Where do we go from here — One year later

This column first appeared in The Charlotte News one year ago. The focus has been on development in town, where it is and is not occurring, and the lack of housing stock for moderate income buyers. Looking back, little has changed on this front with the exception of town approval of amendments to accessory dwelling units. Change takes time in small towns.

Many years ago, with the intent to prevent sprawl, the town-initiated changes to the land use regulations in concert with the town plan to protect the rural areas and focus most growth in the east and west villages. Has it been successful? It depends, I suppose, on what you think “sprawl” looks like and what constitutes development. One moving here from an urban environment might laugh at the thought that sprawl is occurring in Charlotte. I get it.

Perhaps sprawl is like bankruptcy as Hemingway described it: “two ways … gradually and then suddenly.” Are we going to wake up one morning in the future and find much of the farmland and rural landscape gone and the east and west villages looking the same?

There is a housing crisis nationally, statewide and right here in Charlotte. A recent article in Seven Days, “Expensive Housing is Limiting Who gets to Live Where in Vermont — and Clouds the State’s Future,” is their final segment of “Locked Out, Vermont’s Housing Crisis” series. This article, as with prior pieces, focused on the housing crisis in Vermont, primarily for lower to middle income buyers.

The article references Chuck Lacey, a longtime resident of Jericho, since 1988, who wanted to add an apartment to his duplex for his mother, but zoning regulations required him to build a separate house. To understand how this came to be, he researched the town’s history of land-use regulations. According to Seven Days’ reporter Derek Brouwer, this research revealed the town “drafted and adopted local zoning rules that outlawed mobile home communities and mandated large lot sizes that curtailed starter homes. Fewer-and bigger homes were built, commercial development was strictly controlled, property values rose, and resident incomes skewed higher.”

Brouwer also said, “Selectboard chair Catherine McMains, who has lived there for 31 years, describes her neighbors as artists, retirees and liberals — not “wealthy folks,” like those who live in Charlotte, the richest town in Chittenden County.” Ouch, sound familiar?

We are into the first month of the new year, a good time to consider where we go from here. We have a lot going on in our small town: construction of a new town garage; onboarding a fire and rescue department into town governance (including the escalating costs to support it and staffing challenges); ongoing concern about speeding on the town’s major roads; and a lack of affordable and moderate housing. These challenges are not unique to Charlotte. Hinesburg has postponed its attempt to create an ambulance service and voters have mandated a reduction in the police budget. With significant growth expected over the next decade, Hinesburg has hired a consultant to review its public safety strategy.
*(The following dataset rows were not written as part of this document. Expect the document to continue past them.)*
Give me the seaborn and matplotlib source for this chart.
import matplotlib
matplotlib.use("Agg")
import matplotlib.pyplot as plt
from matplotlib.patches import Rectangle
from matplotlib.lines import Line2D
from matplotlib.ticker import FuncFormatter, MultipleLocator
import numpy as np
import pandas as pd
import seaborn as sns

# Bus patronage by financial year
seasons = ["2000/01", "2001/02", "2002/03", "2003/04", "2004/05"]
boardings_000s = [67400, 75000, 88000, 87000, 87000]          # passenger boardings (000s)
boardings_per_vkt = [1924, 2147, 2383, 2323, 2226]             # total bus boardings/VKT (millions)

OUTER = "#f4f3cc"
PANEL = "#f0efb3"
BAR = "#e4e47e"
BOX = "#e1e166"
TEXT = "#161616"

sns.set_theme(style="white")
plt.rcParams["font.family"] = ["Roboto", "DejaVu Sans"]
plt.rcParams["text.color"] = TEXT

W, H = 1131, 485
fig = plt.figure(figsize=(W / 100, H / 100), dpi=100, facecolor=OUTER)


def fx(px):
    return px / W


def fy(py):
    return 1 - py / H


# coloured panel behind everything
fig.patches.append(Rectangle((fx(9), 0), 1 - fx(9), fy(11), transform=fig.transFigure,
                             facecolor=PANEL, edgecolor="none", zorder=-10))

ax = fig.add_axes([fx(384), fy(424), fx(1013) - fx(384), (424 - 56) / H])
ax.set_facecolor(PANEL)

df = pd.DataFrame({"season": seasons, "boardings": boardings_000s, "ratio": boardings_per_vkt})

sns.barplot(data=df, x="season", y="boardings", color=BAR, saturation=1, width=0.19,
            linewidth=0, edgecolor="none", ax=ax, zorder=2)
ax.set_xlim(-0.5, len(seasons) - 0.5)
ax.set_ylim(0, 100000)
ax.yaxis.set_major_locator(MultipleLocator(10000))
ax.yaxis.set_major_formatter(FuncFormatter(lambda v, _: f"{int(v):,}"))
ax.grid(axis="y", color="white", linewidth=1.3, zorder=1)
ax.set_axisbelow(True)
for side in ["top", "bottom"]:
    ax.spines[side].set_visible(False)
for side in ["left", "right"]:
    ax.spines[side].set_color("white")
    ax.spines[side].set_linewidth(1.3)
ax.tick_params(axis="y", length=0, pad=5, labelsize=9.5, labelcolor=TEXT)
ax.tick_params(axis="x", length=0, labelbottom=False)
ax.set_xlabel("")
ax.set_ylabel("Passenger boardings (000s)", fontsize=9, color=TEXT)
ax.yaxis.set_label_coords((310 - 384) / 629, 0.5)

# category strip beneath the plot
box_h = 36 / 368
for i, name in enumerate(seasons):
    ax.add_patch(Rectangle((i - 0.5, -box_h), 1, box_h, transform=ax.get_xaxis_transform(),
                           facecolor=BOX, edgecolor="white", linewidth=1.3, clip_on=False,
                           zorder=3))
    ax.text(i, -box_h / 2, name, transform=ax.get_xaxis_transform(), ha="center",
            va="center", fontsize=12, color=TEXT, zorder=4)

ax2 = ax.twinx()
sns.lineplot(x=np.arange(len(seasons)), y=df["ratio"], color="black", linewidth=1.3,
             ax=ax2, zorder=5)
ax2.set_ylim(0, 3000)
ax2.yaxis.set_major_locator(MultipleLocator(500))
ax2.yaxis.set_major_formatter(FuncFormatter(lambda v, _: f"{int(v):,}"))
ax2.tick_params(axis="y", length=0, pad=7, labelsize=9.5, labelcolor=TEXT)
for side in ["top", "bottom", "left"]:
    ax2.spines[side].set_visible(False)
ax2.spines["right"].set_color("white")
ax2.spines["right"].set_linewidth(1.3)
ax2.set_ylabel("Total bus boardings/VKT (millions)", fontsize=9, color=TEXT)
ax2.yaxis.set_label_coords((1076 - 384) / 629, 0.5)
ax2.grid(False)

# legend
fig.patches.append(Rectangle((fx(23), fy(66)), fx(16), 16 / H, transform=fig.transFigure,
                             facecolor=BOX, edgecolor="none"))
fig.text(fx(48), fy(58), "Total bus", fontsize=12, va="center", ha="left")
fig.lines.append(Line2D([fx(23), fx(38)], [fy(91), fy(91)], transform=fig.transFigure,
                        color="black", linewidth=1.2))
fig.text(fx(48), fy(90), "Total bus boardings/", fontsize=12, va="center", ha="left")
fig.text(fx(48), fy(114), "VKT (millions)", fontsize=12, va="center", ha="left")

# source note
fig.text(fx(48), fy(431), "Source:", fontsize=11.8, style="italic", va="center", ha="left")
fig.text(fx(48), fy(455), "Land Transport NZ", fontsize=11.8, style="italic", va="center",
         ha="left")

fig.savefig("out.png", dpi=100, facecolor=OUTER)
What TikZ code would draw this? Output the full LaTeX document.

The town has also contemplated a merger with a neighboring town’s police department.

Kyra Miller and Bob Bloch, Charlotte planning commissioners, have proposed partnering with Community Heart and Soul to plan for all aspects of Charlotte’s future. Patricia Sears, community coach for Community Heart and Soul said, “Community Heart and Soul supports the ‘smart growth’ approach to community planning, reminding communities they have the power ‘to create livable places, healthy people and shared prosperity by working with elected officials at all levels, real estate developers, chambers of commerce, transportation … and residents to improve everyday life for people.”

The Vermont Institute for Government said, “Planning is the process of designing a community’s future.”

And, from the Vermont Planning Information website: “In its most basic form, planning is the art of understanding how things are in our communities today, how we’d like things to be tomorrow, and then figuring out how to get there.”

But the planning commission can’t do this alone, they need help and support from the selectboard and most importantly, from you. Community participation and creative ideas are critical for success.

Community Heart and Soul can help us create a roadmap to the future.

Let’s resolve to engage Community Heart and Soul in assisting us to map out our future by answering these, and other critical questions:

  • How much growth do we want over the next 10 years?
  • Where and what kind of growth: continue in the rural areas or redirect the focus to the villages?
  • What is the impact of rural development on farming and its future?
  • Do we want a more mixed community in which folks of various income levels and ages can become part of the Town fabric?
  • How (or should) we address our aging population?
  • Should the town consider providing some level of wastewater and water in the village districts?
  • Should the town investigate consolidating resources such as fire and rescue and police with other towns?

Postscript
The recently approved O’Donnell/Donovan three-lot minor subdivision at 125 Lake Road may turn out to be an example of the law of unintended consequences. Originally proposed as a tightly clustered nine-lot major planned residential development with open space, it was preliminarily approved by the planning commission in December 2021. The final approved three-lot minor subdivision by the development review board divided 124 acres into 44.54 acres, 16.79 acres and 62.97 acres.

Based on current land-use regulations, all three of these parcels have the potential for further subdivision. Apparently, there is a possibility that one lot may be conserved in the future. However, what was approved by the development review board does not conserve or designate any of the 124 acres as open space.